Angelina Jolie has been awarded an Honorary Oscar for her humanitarian work.
The actress was presented with the Jean Hersholt Humanitarian Award at a ceremony on Saturday night.
The Jean Hersholt Humanitarian Award, an Oscar statuette, is given to an “individual in the motion picture industry whose humanitarian efforts have brought credit to the industry.” The award is named for the Danish actor and translator who was one of Hollywood’s most active philanthropists. His service to the industry included 18 years as president of the Motion Picture Relief Fund. He also served as Academy president during a crucial time in the organization’s history.
Past winners of the award include Oprah Winfrey, Jerry Lewis, Paul Newman, Elizabeth Taylor, Sherry Lansing, Quincy Jones, Bob Hope, Audrey Hepburn and Charlton Heston.
Thirteen years ago, with her career in high gear after winning a Best Supporting Actress Oscar for GIRL, INTERRUPTED, Jolie went to Cambodia for the filming of LARA CROFT: TOMB RAIDER. The movie made her a box office star, but more important for her, meeting the people of that war-ravaged country and seeing their hardships was a call to action. She has said that her life did not really begin until Cambodia.
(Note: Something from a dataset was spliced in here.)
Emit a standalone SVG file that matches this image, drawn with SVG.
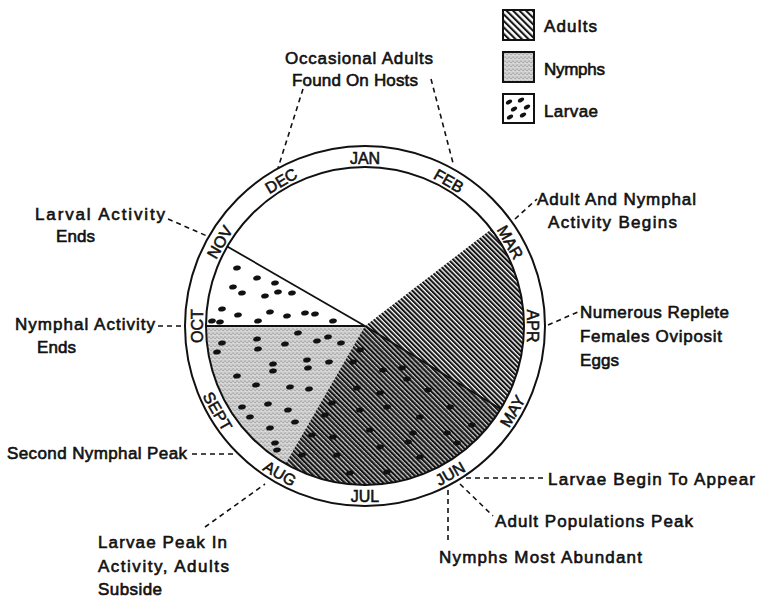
<svg xmlns="http://www.w3.org/2000/svg" xmlns:xlink="http://www.w3.org/1999/xlink" width="758" height="599" viewBox="0 0 758 599">
<style>
  .lbl { font-family: "Liberation Sans", Arial, sans-serif; font-size: 17px; fill: #111; stroke: #111; stroke-width: 0.6; }
  .mon { font-family: "Liberation Sans", Arial, sans-serif; font-size: 16px; fill: #111; stroke: #111; stroke-width: 0.55; text-anchor: middle; }
  .ring { fill: none; stroke: #111; stroke-width: 2; }
  .edge { stroke: #111; stroke-width: 1.8; fill: none; }
  .dash { stroke: #111; stroke-width: 1.6; stroke-dasharray: 5 4; fill: none; }
  .box { stroke: #111; stroke-width: 2; }
  .dot { fill: #111; }
</style>
<defs>
  <pattern id="hatch" patternUnits="userSpaceOnUse" width="3.4" height="3.4" patternTransform="rotate(-45)">
    <rect x="0" y="0" width="2.1" height="3.4" fill="#141414"/>
  </pattern>
  <pattern id="hatchL" patternUnits="userSpaceOnUse" width="4.6" height="4.6" patternTransform="rotate(-45)">
    <rect x="0" y="0" width="2.1" height="4.6" fill="#161616"/>
  </pattern>
  <pattern id="stip" patternUnits="userSpaceOnUse" width="4" height="4">
    <rect x="0" y="0" width="4" height="4" fill="#d2d2d2"/>
    <circle cx="1" cy="1" r="0.55" fill="#5a5a5a"/>
    <circle cx="3" cy="2.3" r="0.55" fill="#6a6a6a"/>
    <circle cx="1.8" cy="3.4" r="0.45" fill="#fff"/>
  </pattern>
  <ellipse id="dot" class="dot" cx="0" cy="0" rx="3.9" ry="2.5" transform="rotate(-10)"/>
  <ellipse id="ldot" class="dot" cx="0" cy="0" rx="3.4" ry="2" transform="rotate(-30)"/>
</defs>
<rect x="0" y="0" width="758" height="599" fill="#fff"/>

<g id="legend">
  <g id="legend-adults">
    <rect class="box" x="503" y="10" width="31" height="30" fill="url(#hatchL)"/>
    <text class="lbl" x="544" y="32" textLength="53">Adults</text>
  </g>
  <g id="legend-nymphs">
    <rect class="box" x="503" y="52" width="31" height="30" fill="url(#stip)"/>
    <text class="lbl" x="544" y="75" textLength="61">Nymphs</text>
  </g>
  <g id="legend-larvae">
    <rect class="box" x="503" y="94" width="31" height="29" fill="#fff"/>
    <use xlink:href="#ldot" x="509" y="102"/>
    <use xlink:href="#ldot" x="521" y="100"/>
    <use xlink:href="#ldot" x="514" y="109"/>
    <use xlink:href="#ldot" x="527" y="107"/>
    <use xlink:href="#ldot" x="510" y="117"/>
    <use xlink:href="#ldot" x="523" y="115"/>
    <text class="lbl" x="544" y="117" textLength="54">Larvae</text>
  </g>
</g>

<g id="pie">
  <g id="sector-larvae">
    <path d="M365,326 L206,326 A159,159 0 0 1 227.3,246.5 Z" fill="#fff"/>
    <g>
      <use xlink:href="#dot" x="237" y="268"/><use xlink:href="#dot" x="257" y="278"/>
      <use xlink:href="#dot" x="275" y="283"/><use xlink:href="#dot" x="233" y="287"/>
      <use xlink:href="#dot" x="242" y="293"/><use xlink:href="#dot" x="265" y="296"/>
      <use xlink:href="#dot" x="278" y="292"/><use xlink:href="#dot" x="292" y="293"/>
      <use xlink:href="#dot" x="222" y="309"/><use xlink:href="#dot" x="238" y="315"/>
      <use xlink:href="#dot" x="270" y="312"/><use xlink:href="#dot" x="287" y="316"/>
      <use xlink:href="#dot" x="305" y="313"/><use xlink:href="#dot" x="315" y="314"/>
      <use xlink:href="#dot" x="212" y="321"/><use xlink:href="#dot" x="220" y="322"/>
      <use xlink:href="#dot" x="258" y="321"/><use xlink:href="#dot" x="333" y="321"/>
    </g>
  </g>
  <g id="sector-nymphs">
    <path d="M365,326 L285.5,463.7 A159,159 0 0 1 206,326 Z" fill="url(#stip)"/>
    <g>
      <use xlink:href="#dot" x="257" y="339"/><use xlink:href="#dot" x="298" y="333"/>
      <use xlink:href="#dot" x="317" y="341"/><use xlink:href="#dot" x="328" y="337"/>
      <use xlink:href="#dot" x="341" y="343"/><use xlink:href="#dot" x="222" y="343"/>
      <use xlink:href="#dot" x="217" y="352"/><use xlink:href="#dot" x="258" y="349"/>
      <use xlink:href="#dot" x="285" y="344"/><use xlink:href="#dot" x="329" y="362"/>
      <use xlink:href="#dot" x="307" y="360"/><use xlink:href="#dot" x="273" y="364"/>
      <use xlink:href="#dot" x="308" y="368"/><use xlink:href="#dot" x="273" y="371"/>
      <use xlink:href="#dot" x="237" y="376"/><use xlink:href="#dot" x="256" y="385"/>
      <use xlink:href="#dot" x="290" y="387"/><use xlink:href="#dot" x="309" y="389"/>
      <use xlink:href="#dot" x="242" y="407"/><use xlink:href="#dot" x="268" y="404"/>
      <use xlink:href="#dot" x="288" y="410"/><use xlink:href="#dot" x="250" y="417"/>
      <use xlink:href="#dot" x="295" y="422"/><use xlink:href="#dot" x="270" y="428"/>
      <use xlink:href="#dot" x="275" y="443"/><use xlink:href="#dot" x="277" y="450"/>
    </g>
  </g>
  <g id="sector-adults">
    <path d="M365,326 L491.1,229.2 A159,159 0 0 1 500.6,409.1 Z" fill="url(#hatch)"/>
  </g>
  <g id="sector-all">
    <path d="M365,326 L500.6,409.1 A159,159 0 0 1 285.5,463.7 Z" fill="url(#stip)"/>
    <path d="M365,326 L500.6,409.1 A159,159 0 0 1 285.5,463.7 Z" fill="url(#hatch)"/>
    <g>
      <use xlink:href="#dot" x="360" y="350"/><use xlink:href="#dot" x="353" y="362"/>
      <use xlink:href="#dot" x="383" y="370"/><use xlink:href="#dot" x="402" y="368"/>
      <use xlink:href="#dot" x="407" y="379"/><use xlink:href="#dot" x="357" y="388"/>
      <use xlink:href="#dot" x="380" y="393"/><use xlink:href="#dot" x="428" y="390"/>
      <use xlink:href="#dot" x="332" y="403"/><use xlink:href="#dot" x="387" y="407"/>
      <use xlink:href="#dot" x="450" y="407"/><use xlink:href="#dot" x="325" y="415"/>
      <use xlink:href="#dot" x="360" y="410"/><use xlink:href="#dot" x="420" y="417"/>
      <use xlink:href="#dot" x="472" y="425"/><use xlink:href="#dot" x="312" y="435"/>
      <use xlink:href="#dot" x="333" y="437"/><use xlink:href="#dot" x="370" y="430"/>
      <use xlink:href="#dot" x="413" y="433"/><use xlink:href="#dot" x="447" y="433"/>
      <use xlink:href="#dot" x="302" y="455"/><use xlink:href="#dot" x="337" y="455"/>
      <use xlink:href="#dot" x="380" y="447"/><use xlink:href="#dot" x="420" y="457"/>
      <use xlink:href="#dot" x="408" y="442"/><use xlink:href="#dot" x="457" y="443"/>
      <use xlink:href="#dot" x="350" y="473"/><use xlink:href="#dot" x="387" y="472"/>
    </g>
  </g>
  <g id="sector-edges">
    <line class="edge" x1="365" y1="326" x2="227.3" y2="246.5"/>
    <line class="edge" x1="365" y1="326" x2="206" y2="326"/>
    <line class="edge" x1="365" y1="326" x2="500.6" y2="409.1"/>
  </g>
</g>

<g id="ring">
  <circle class="ring" cx="365" cy="326" r="180"/>
  <circle class="ring" cx="365" cy="326" r="159"/>
  <g transform="translate(365 326)">
    <text class="mon" transform="rotate(0)" x="0" y="-162">JAN</text>
    <text class="mon" transform="rotate(30)" x="0" y="-162">FEB</text>
    <text class="mon" transform="rotate(60)" x="0" y="-162">MAR</text>
    <text class="mon" transform="rotate(90)" x="0" y="-162">APR</text>
    <text class="mon" transform="rotate(-60)" x="0" y="176">MAY</text>
    <text class="mon" transform="rotate(-30)" x="0" y="176">JUN</text>
    <text class="mon" transform="rotate(0)" x="0" y="176">JUL</text>
    <text class="mon" transform="rotate(30)" x="0" y="176">AUG</text>
    <text class="mon" transform="rotate(60)" x="0" y="176">SEPT</text>
    <text class="mon" transform="rotate(-90)" x="0" y="-162">OCT</text>
    <text class="mon" transform="rotate(-60)" x="0" y="-162">NOV</text>
    <text class="mon" transform="rotate(-30)" x="0" y="-162">DEC</text>
  </g>
</g>

<g id="connectors">
  <line class="dash" x1="303" y1="89" x2="278" y2="168"/>
  <line class="dash" x1="431" y1="79" x2="453" y2="163"/>
  <line class="dash" x1="168" y1="219" x2="207" y2="236"/>
  <line class="dash" x1="158" y1="326" x2="185" y2="326"/>
  <line class="dash" x1="515" y1="219" x2="537" y2="199"/>
  <line class="dash" x1="548" y1="325" x2="578" y2="312"/>
  <line class="dash" x1="192" y1="454" x2="237" y2="454"/>
  <line class="dash" x1="205" y1="527" x2="265" y2="484"/>
  <line class="dash" x1="466" y1="478" x2="543" y2="478"/>
  <line class="dash" x1="460" y1="484" x2="493" y2="516"/>
  <line class="dash" x1="448" y1="490" x2="448" y2="541"/>
</g>

<g id="annotations">
  <g id="note-occasional">
    <text class="lbl" x="285" y="64" textLength="148">Occasional Adults</text>
    <text class="lbl" x="292" y="86" textLength="126">Found On Hosts</text>
  </g>
  <g id="note-larval-ends">
    <text class="lbl" x="35" y="220" textLength="130">Larval Activity</text>
    <text class="lbl" x="56" y="242" textLength="39">Ends</text>
  </g>
  <g id="note-nymphal-ends">
    <text class="lbl" x="15" y="330" textLength="140">Nymphal Activity</text>
    <text class="lbl" x="37" y="353" textLength="39">Ends</text>
  </g>
  <g id="note-begins">
    <text class="lbl" x="537" y="205" textLength="159">Adult And Nymphal</text>
    <text class="lbl" x="548" y="228" textLength="129">Activity Begins</text>
  </g>
  <g id="note-replete">
    <text class="lbl" x="580" y="318" textLength="149">Numerous Replete</text>
    <text class="lbl" x="580" y="342" textLength="142">Females Oviposit</text>
    <text class="lbl" x="580" y="366" textLength="39">Eggs</text>
  </g>
  <g id="note-second-peak">
    <text class="lbl" x="7" y="459" textLength="180">Second Nymphal Peak</text>
  </g>
  <g id="note-larvae-peak">
    <text class="lbl" x="98" y="548" textLength="129">Larvae Peak In</text>
    <text class="lbl" x="98" y="572" textLength="131">Activity, Adults</text>
    <text class="lbl" x="98" y="595" textLength="64">Subside</text>
  </g>
  <g id="note-larvae-appear">
    <text class="lbl" x="548" y="485" textLength="207">Larvae Begin To Appear</text>
  </g>
  <g id="note-adult-peak">
    <text class="lbl" x="495" y="527" textLength="198">Adult Populations Peak</text>
  </g>
  <g id="note-nymphs-abundant">
    <text class="lbl" x="439" y="563" textLength="203">Nymphs Most Abundant</text>
  </g>
</g>
</svg>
Jolie contacted the United Nations to find out how she could help, and soon she was participating in missions with UNHCR field teams. As a UNHCR Goodwill Ambassador, and as Special Envoy to UN High Commissioner for Refugees António Guterres, Jolie has met with refugees, officials and relief groups in over 30 countries to help the displaced and publicize the adversities they face, and lobby for international assistance.
Jolie founded and continues to fund the National Center for Refugee and Immigrant Children, which provides free legal aid to young asylum seekers in the United States. She created Kids in Need of Defense, formed in partnership with Microsoft, which helps children who enter the U.S. immigration system alone. She also created the Jolie Legal Fellows Program, which facilitates child protection efforts in Haiti and educates Libyans on understanding their rights as citizens. And she created the Education Partnership for Children of Conflict, which funds education for kids affected by war or natural disasters.
In 2003, Jolie continued her support of Cambodia by creating the Maddox Jolie-Pitt Foundation, named for her Cambodian-born son. In addition to supporting the country’s conservation efforts, the foundation’s scope has expanded over the past decade to include agriculture, education, health care and infrastructure.
The Jolie-Pitt Foundation, which the actress founded in 2006 with her partner, Brad Pitt, has donated millions of dollars to such diverse causes as efforts to rebuild after Hurricane Katrina and the tornado that ravaged Joplin, Missouri; children’s health centers in Ethiopia and Cambodia; the N/a’an ku sê Foundation in Namibia; GlobaL Action for Children; the HALO Trust; and Doctors Without Borders.
Jolie has also used her film career to illuminate important issues, and in 2011, she made her directorial debut with IN THE LAND OF BLOOD AND HONEY, which depicts the horrors of the 1990s Bosnian war. The film centers on the relationship between a female Bosnian Muslim prisoner and a male Bosnian Serb army officer, but also shows the violence and genocide in Bosnia and Herzegovina. Inspired by her work on IN THE LAND OF BLOOD AND HONEY, and intent on helping warzone rape victims and their families, Jolie joined forces with U.K. Foreign Secretary William Hague last year to raise awareness about the use of rape as a weapon in war. Following their presentation at the 2013 G8 Foreign Ministers’ conference in London, 119 countries – over half of all UN members have endorsed a Declaration of Commitment to end sexual violence in conflict.
Despite the tragedies she has witnessed on a frequent basis, Jolie maintains a focused, positive attitude toward effecting change. While visiting a camp on the Somali-Kenyan border in 2009, she said, “A refugee woman, living nowhere, raising five kids with no food, does not need me to cry. She isn’t crying. She needs me to go find some solutions for her.” And that’s exactly what Jolie has tried so passionately and so tirelessly to do for millions of innocents around the globe.